此次西直門城樓復原,運用的connex 500機型,其分層厚度設置為0.03 mm,材料最小成型厚度1 mm。城樓模型整體被分為10塊,分塊打印,整體拼合。最終各部分之間實現無縫銜接,構造細部很是精致。整個打印時間約為300 h。
如今,對于消失的重要歷史建筑都可以進行基于3D打印技術基礎上的復原研究,這將極大地拓展全社會對于歷史建筑了解和認識的程度,增加全民對于歷史建筑的關注和興趣,提高他們保護建筑文化遺產的自覺性。對于那些現存的歷史建筑,可以使用三維掃描技術建模,直接運用3D打印技術完成模型的制作。
對于具有完備影像、圖片和文字資料記載的歷史建筑,利用3D打印技術可以進行數字化處理,在實現歷史建筑數字化展示的同時,對歷史建筑的保護也有著重要的現實意義。
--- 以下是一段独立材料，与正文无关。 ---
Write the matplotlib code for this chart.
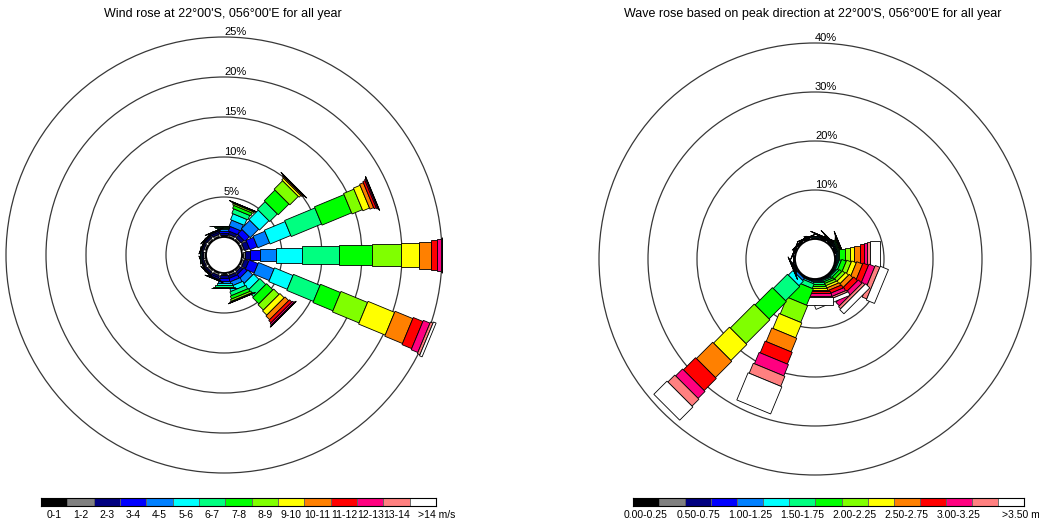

3D打印技術對于建筑復原的研究,不僅限于模型的制作,更為重要的是建筑保護研究過程中的一個重要輔助手段,在復原研究過程中可隨時對關鍵節點進行實體打印,直觀地觀察效果,糾正錯誤,為建筑復原提供即時的重要幫助。相信3D打印技術的不斷完善,將會為歷史建筑的復原研究提供更大幫助。